短歌は馬車に乗って

スイートなエッセイです

福田さん

ふと見やると福田さんは右腕に農家のおばさんがしてるような腕ガードをしているので「なんか怪我ですか?」と訊いたらどうやら指がないらしくってそれは災難でしたねとちんぷんかんぷんな返答をしてしまったけれど、それなりにでかい窓枠を器用に担ぎ上げる様にギフトを感じた、実際のところ福田さんにとっては災難でしかなかったろうけど、なまじっか五体満足な私よりよほど、ただ慣れているからとはよう言えんスムーズさでするするとサッシが運搬用のエレベーターにすんすん担ぎ込まれていってとにかく仕事が早いので、下請け仕事がすんすん舞い込むよう、ガラスのまだハマってない地上五階の針金で引っ掛けただけ、打ちっぱなしのコンクリートフロアの窓枠から見える空がとにかく青い、依頼先の依頼先の佐藤さんもポカリを呉れたし、その依頼先の福田さんもポカリを呉れて、こんなにポカリにありついたのはDJオズマのライブの搬入バイトの時以来だ。琵琶湖の近くのコンサートホールでのことだったがあれは良かった。お盆でチンコを隠す芸も間近で見れるし、協賛先がポカリだったのでダンボール二個分くらいポカリがもらえて、潤う、ポカリが失くなったころにはポカリでしか喉が潤わなくなっていて、結局ついつい買ってしまって依存から抜け出すのに骨が折れた。ポカリはアクエリアスと全然違うのだ。オアシスとニルヴァーナくらい違う。

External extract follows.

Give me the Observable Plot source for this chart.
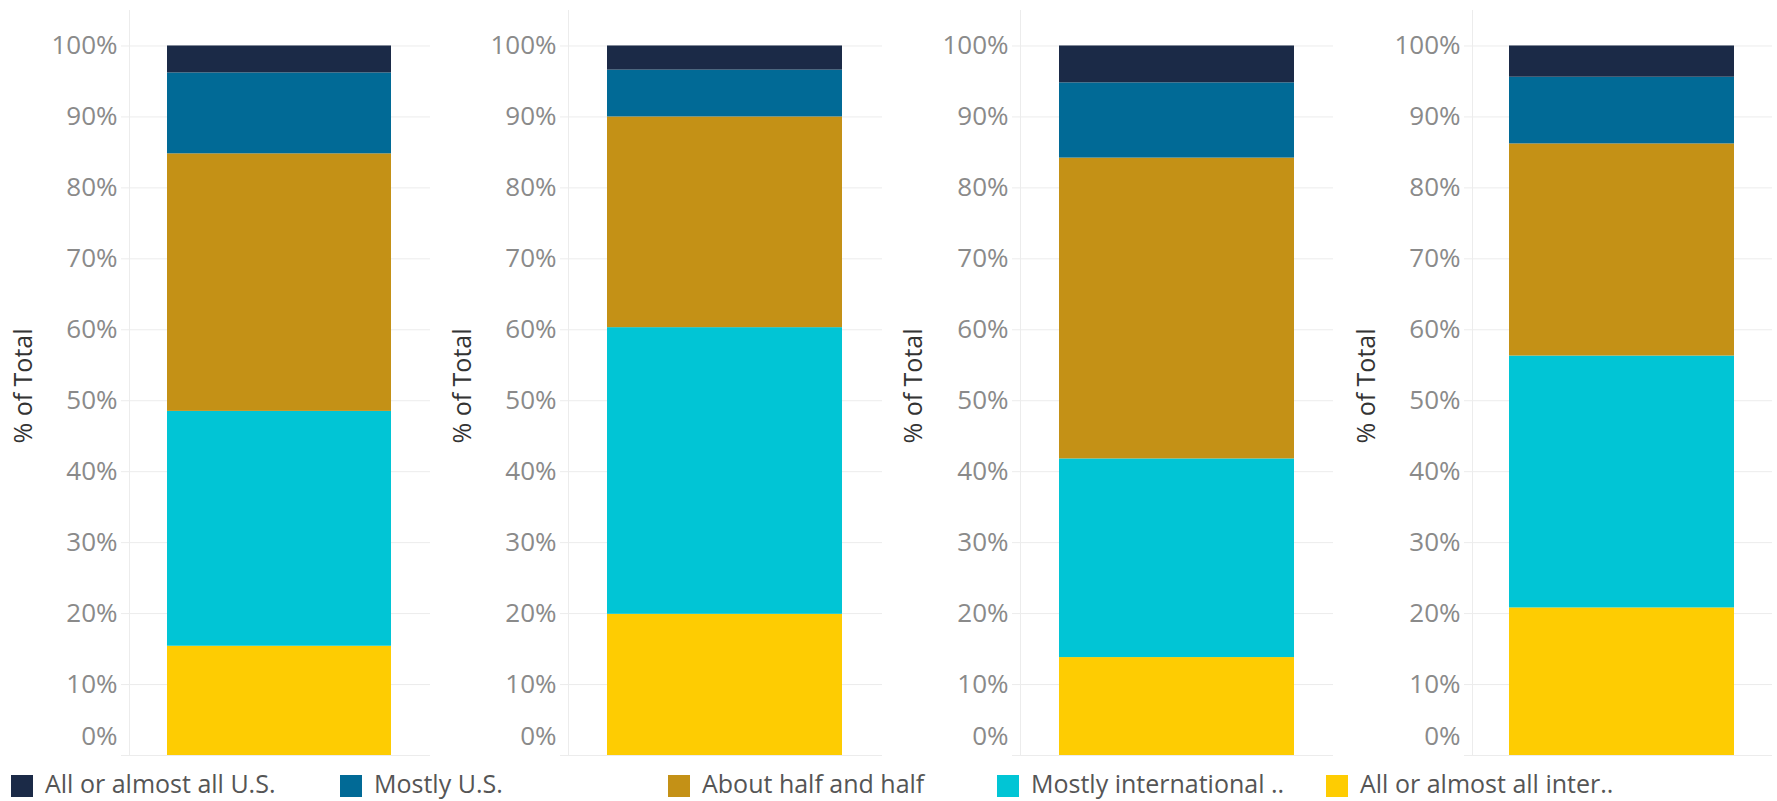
<!DOCTYPE html>
<html>
<head>
<meta charset="utf-8">
<script src="https://cdn.jsdelivr.net/npm/d3@7"></script>
<script src="https://cdn.jsdelivr.net/npm/@observablehq/plot@0.6"></script>
<style>
html, body { margin: 0; padding: 0; background: #fff; }
#root { position: relative; width: 1777px; height: 801px; overflow: hidden; font-family: "Open Sans", sans-serif; }
.panel { position: absolute; top: 0; }
.item { position: absolute; top: 766px; height: 34px; white-space: nowrap; font-size: 25px; color: #555; }
.sw { position: absolute; top: 9px; left: 0; width: 22px; height: 22px; }
.lab { position: absolute; left: 34px; top: 0; line-height: 34px; }
</style>
</head>
<body>
<div id="root"></div>
<script>
// Response categories (legend order, top of stack first)
const categories = ["All or almost all U.S.", "Mostly U.S.", "About half and half", "Mostly international ..", "All or almost all inter.."];
// Four panels (unlabelled in the original)
const panels = ["Panel 1", "Panel 2", "Panel 3", "Panel 4"];
// % of total per panel
const allUS      = [3.8, 3.4, 5.2, 4.4];
const mostlyUS   = [11.4, 6.6, 10.6, 9.4];
const halfHalf   = [36.3, 29.7, 42.4, 29.9];
const mostlyIntl = [33.1, 40.4, 28.0, 35.5];
const allIntl    = [15.4, 19.9, 13.8, 20.8];
const yTicks = [0, 10, 20, 30, 40, 50, 60, 70, 80, 90, 100];

const colors = ["#1b2a47", "#016a96", "#c49116", "#01c5d5", "#fecc02"];
const seriesByCat = [allUS, mostlyUS, halfHalf, mostlyIntl, allIntl];

// layout of each panel (page pixels)
const layout = [
  {left: 0,    axis: 129,  bar: [167, 391],   end: 430,  title: 23},
  {left: 440,  axis: 568,  bar: [607, 842],   end: 882,  title: 462},
  {left: 890,  axis: 1020, bar: [1059, 1294], end: 1333, title: 913},
  {left: 1340, axis: 1472, bar: [1509, 1734], end: 1772, title: 1366}
];

const root = document.getElementById("root");

panels.forEach((p, i) => {
  const rows = [];
  for (let c = categories.length - 1; c >= 0; c--) {
    rows.push({panel: p, category: categories[c], value: seriesByCat[c][i]});
  }
  const L = layout[i];
  const frameLeft = L.axis - 8;
  const chart = Plot.plot({
    width: L.end - L.left,
    height: 770,
    marginLeft: frameLeft - L.left,
    marginRight: 0,
    marginTop: 10,
    marginBottom: 15,
    style: {fontFamily: "'Open Sans', sans-serif", fontSize: "26px", background: "transparent", overflow: "visible"},
    x: {type: "band", domain: [p], range: [L.bar[0] - L.left, L.bar[1] - L.left], padding: 0, axis: null},
    y: {domain: [0, 105], axis: null},
    color: {domain: categories, range: colors},
    marks: [
      Plot.gridY(yTicks, {stroke: "#ececec", strokeOpacity: 1}),
      Plot.frame({anchor: "left", dx: 8, stroke: "#ececec"}),
      Plot.axisY(yTicks.filter(d => d > 0), {tickSize: 0, tickPadding: 4, color: "#8a8a8a", tickFormat: d => d + "%", label: null}),
      Plot.axisY([0], {tickSize: 0, tickPadding: 4, color: "#8a8a8a", tickFormat: d => d + "%", label: null, dy: -19}),
      Plot.barY(rows, {x: "panel", y: "value", fill: "category", order: categories.slice().reverse()}),
      Plot.text(["% of Total"], {frameAnchor: "left", dx: L.title - frameLeft, rotate: -90, fill: "#333", textAnchor: "middle", dy: 3, fontSize: 25})
    ]
  });
  const wrap = document.createElement("div");
  wrap.className = "panel";
  wrap.style.left = L.left + "px";
  wrap.appendChild(chart);
  root.appendChild(wrap);
});

// legend
const legendX = [11, 340, 668, 997, 1326];
categories.forEach((c, k) => {
  const it = document.createElement("div");
  it.className = "item";
  it.style.left = legendX[k] + "px";
  const sw = document.createElement("div");
  sw.className = "sw";
  sw.style.background = colors[k];
  const lab = document.createElement("div");
  lab.className = "lab";
  lab.textContent = c;
  it.appendChild(sw);
  it.appendChild(lab);
  root.appendChild(it);
});
</script>
</body>
</html>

二、三、ミスはしでかしたが、はじめてだからして福田さんは寛容でお目こぼし、比較的薄いサッシを凹ましてしまったり、傷防止の透けた濃紺のフィルターをうっかり剥がしてしまったりしたはしたが、詰所でヘルメットを脱いでいると彼のがま口も靴も鳥打帽もスカイブルー色なことに気がついたし、いたく福耳なことにも気がついた。

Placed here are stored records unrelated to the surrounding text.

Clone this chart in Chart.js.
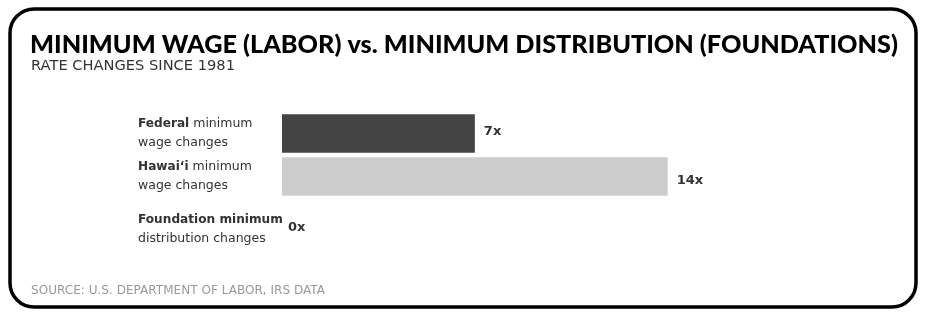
<!DOCTYPE html>
<html>
<head>
<meta charset="utf-8">
<script src="https://cdn.jsdelivr.net/npm/chart.js@4.4.1/dist/chart.umd.min.js"></script>
<style>
  html, body { margin: 0; padding: 0; background: #fff; }
  #wrap { position: relative; width: 940px; height: 318px; }
</style>
</head>
<body>
<div id="wrap"><canvas id="wageChart" width="940" height="318"></canvas></div>
<script>
// data
const categories = ['Federal', 'Hawai\u02bbi', 'Foundation'];
const boldLabels = ['Federal', 'Hawai\u02bbi', 'Foundation minimum'];
const restLabels = [' minimum', ' minimum', ''];
const secondLines = ['wage changes', 'wage changes', 'distribution changes'];
const changeCounts = [7, 14, 0];
const barColors = ['#444444', '#cccccc', '#999999'];

const titleText = 'MINIMUM WAGE (LABOR) vs. MINIMUM DISTRIBUTION (FOUNDATIONS)';
const subtitleText = 'RATE CHANGES SINCE 1981';
const sourceText = 'SOURCE: U.S. DEPARTMENT OF LABOR, IRS DATA';

const HEAD_FONT = '"Lato", "Noto Sans", sans-serif';
const FONT = '"DejaVu Sans", "Noto Sans", sans-serif';
const lastRowShift = 10; // the empty row sits a bit lower in the original

// draws text stretched/squeezed to a given width
function fitText(ctx, text, x, y, width) {
    const w = ctx.measureText(text).width;
    ctx.save();
    ctx.translate(x, y);
    ctx.scale(width / w, 1);
    ctx.fillText(text, 0, 0);
    ctx.restore();
}

// frame, headings, labels and value tags
const decorPlugin = {
    id: 'decor',
    beforeDraw(chart) {
        const ctx = chart.ctx;
        ctx.save();
        ctx.fillStyle = '#fff';
        ctx.fillRect(0, 0, chart.width, chart.height);
        // rounded frame
        ctx.lineWidth = 3.5;
        ctx.strokeStyle = '#000';
        ctx.beginPath();
        ctx.roundRect(10, 9, 906, 298, 24);
        ctx.stroke();
        // title
        ctx.fillStyle = '#000';
        ctx.textBaseline = 'alphabetic';
        ctx.font = '900 25px ' + HEAD_FONT;
        fitText(ctx, titleText, 30, 53, 868);
        ctx.fillStyle = '#333';
        ctx.font = '14.5px ' + FONT;
        fitText(ctx, subtitleText, 31, 70, 204);
        ctx.fillStyle = '#999';
        ctx.font = '11.5px ' + FONT;
        fitText(ctx, sourceText, 31, 294, 294);
        ctx.restore();
    },
    afterDatasetsDraw(chart) {
        const ctx = chart.ctx;
        const meta = chart.getDatasetMeta(0);
        const yScale = chart.scales.y;
        ctx.save();
        ctx.textBaseline = 'middle';
        ctx.fillStyle = '#333';
        categories.forEach((c, i) => {
            const y = yScale.getPixelForValue(i) + (i === categories.length - 1 ? lastRowShift : 0);
            // left labels
            ctx.textAlign = 'left';
            ctx.font = 'bold 12.5px ' + FONT;
            fitText(ctx, boldLabels[i], 138, y - 10, ctx.measureText(boldLabels[i]).width * 0.97);
            const w = ctx.measureText(boldLabels[i]).width * 0.97;
            ctx.font = '12.5px ' + FONT;
            ctx.fillText(restLabels[i], 138 + w, y - 10);
            ctx.fillText(secondLines[i], 138, y + 9);
            // value tag
            const bar = meta.data[i];
            ctx.font = 'bold 13px ' + FONT;
            ctx.fillText(changeCounts[i] + 'x', bar.x + (changeCounts[i] ? 9 : 6), y + (i === 1 ? 4 : -2));
        });
        ctx.restore();
    }
};

const ctx = document.getElementById('wageChart').getContext('2d');
const chartInstance = new Chart(ctx, {
    type: 'bar',
    data: {
        labels: categories,
        datasets: [{
            data: changeCounts,
            backgroundColor: barColors,
            barPercentage: 0.9,
            categoryPercentage: 1.0
        }]
    },
    options: {
        indexAxis: 'y',
        responsive: false,
        animation: false,
        layout: { padding: { left: 282, right: 107, top: 112, bottom: 77 } },
        plugins: { legend: { display: false }, tooltip: { enabled: false } },
        scales: {
            x: { display: false, min: 0, max: 20 },
            y: { display: false }
        }
    },
    plugins: [decorPlugin]
});
</script>
</body>
</html>
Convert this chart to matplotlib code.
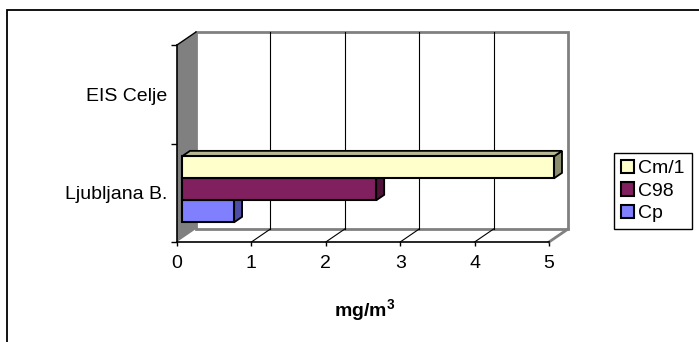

「ドタキャンが多いので助かりました。有明の現場は一人で良くなったので、今回はこれで。どうもありがとうございます」

有明、行ってみたかったな、とは言わんかったけど、どうも福田さんの下請け仕事は車が使えないみたいで常時電車移動らしい。有明への道すがら、何を喋るかな、身の上話でもするのかな、と、こういうただの派遣仕事でワクワクはなかなかしないのに、サッシを担ぎながら電車道のことを考えていたし、二現場目に出向くと報酬が五千円増しなのもあったし、そもそもジモティでやり取りしてから電話を受け、声を聴いた時にこの人との仕事は珍しく当たりかもしれん!というような直感があって、こういうことはましてや土建屋の関わる仕事に深く関わる仕事人のことを思うとかなり奇特なんじゃないかな、知らんけどいわゆるひとつの土建屋バイトビギナーズラックな気がして、有明っていうのはもしかして海が見えたかな、って少し残念。

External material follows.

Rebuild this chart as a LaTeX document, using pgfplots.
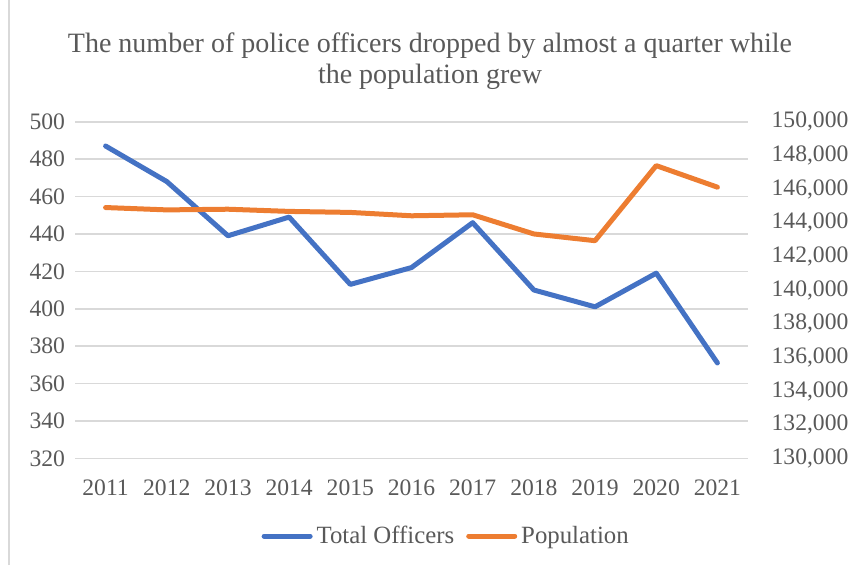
\documentclass[border=0pt]{standalone}
\usepackage{pgfplots}
\pgfplotsset{compat=1.18}
\usepackage{fontspec}
\setmainfont{Liberation Serif}
\definecolor{cblue}{HTML}{4472C4}
\definecolor{corange}{HTML}{ED7D31}
\definecolor{ctext}{HTML}{595959}
\definecolor{cgrid}{HTML}{D9D9D9}
\begin{document}
\begin{tikzpicture}
\useasboundingbox (0,0) rectangle (425.5pt,284.5pt);
\draw[cgrid, line width=0.7pt] (4.5pt,2pt) -- (4.5pt,284.5pt);
\node[align=center, text=ctext, font=\fontsize{14}{15.5}\selectfont] at (215pt,254pt) {The number of police officers dropped by almost a quarter while\\the population grew};
\begin{axis}[
  at={(37.5pt,55.35pt)}, anchor=south west,
  scale only axis, width=336.5pt, height=168.3pt,
  xmin=-0.5, xmax=10.5, ymin=320, ymax=500,
  xtick={0,...,10},
  xticklabels={2011,2012,2013,2014,2015,2016,2017,2018,2019,2020,2021},
  ytick={320,340,...,500},
  yticklabels={320,340,360,380,400,420,440,460,480,500},
  ymajorgrids, grid style={cgrid, line width=0.8pt},
  axis line style={draw=none}, tick style={draw=none},
  ticklabel style={text=ctext, font=\fontsize{11.8}{14}\selectfont},
  yticklabel style={xshift=-1.5pt},
  xticklabel style={yshift=-7pt},
  legend columns=2,
  legend style={at={(0.553,-0.231)}, anchor=center, draw=none, fill=none,
    font=\fontsize{12.4}{14}\selectfont, text=ctext,
    /tikz/every even column/.append style={column sep=4pt}},
  legend image code/.code={\draw[line width=2.5pt, line cap=round] (0pt,0pt) -- (23pt,0pt);},
]
\addplot[cblue, line width=2.5pt, line join=round, line cap=round] coordinates {
(0,487) (1,468) (2,439) (3,449) (4,413) (5,422) (6,446) (7,410) (8,401) (9,419) (10,371)};
\addlegendentry{Total Officers}
\addlegendimage{corange, line width=2.5pt}
\addlegendentry{Population}
\end{axis}
\begin{axis}[
  at={(37.5pt,55.35pt)}, anchor=south west,
  scale only axis, width=336.5pt, height=168.3pt,
  xmin=-0.5, xmax=10.5, ymin=130000, ymax=150000,
  axis x line=none, axis y line*=right,
  scaled y ticks=false,
  ytick={130000,132000,134000,136000,138000,140000,142000,144000,146000,148000,150000},
  yticklabels={{130,000},{132,000},{134,000},{136,000},{138,000},{140,000},{142,000},{144,000},{146,000},{148,000},{150,000}},
  axis line style={draw=none}, tick style={draw=none},
  ticklabel style={text=ctext, font=\fontsize{11.8}{14}\selectfont},
  yticklabel style={xshift=8.3pt},
]
\addplot[corange, line width=2.5pt, line join=round, line cap=round] coordinates {
(0,144900) (1,144760) (2,144800) (3,144670) (4,144610) (5,144410) (6,144470) (7,143330) (8,142930) (9,147390) (10,146110)};
\end{axis}
\end{tikzpicture}
\end{document}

少し不謹慎な話、指のない腕にスルリと担ぎあげられてしまう大サッシの気持ちはどんなだろう、と思ってしまった。

まだ仕上がってない窓枠のぶら下がった粉塵が舞い込むがらんどうの部屋にはインドのゲストハウスを思い出したし、壁がやたら濃い水色だったりする、執拗なくらい、そこから見える空にアゴが空きっぱなしの呆けみたいな雰囲気で凧が飛んでいて、しかしあんまり高くを飛び交っているのでほとんど見えないくらい、高くを飛んでるよ。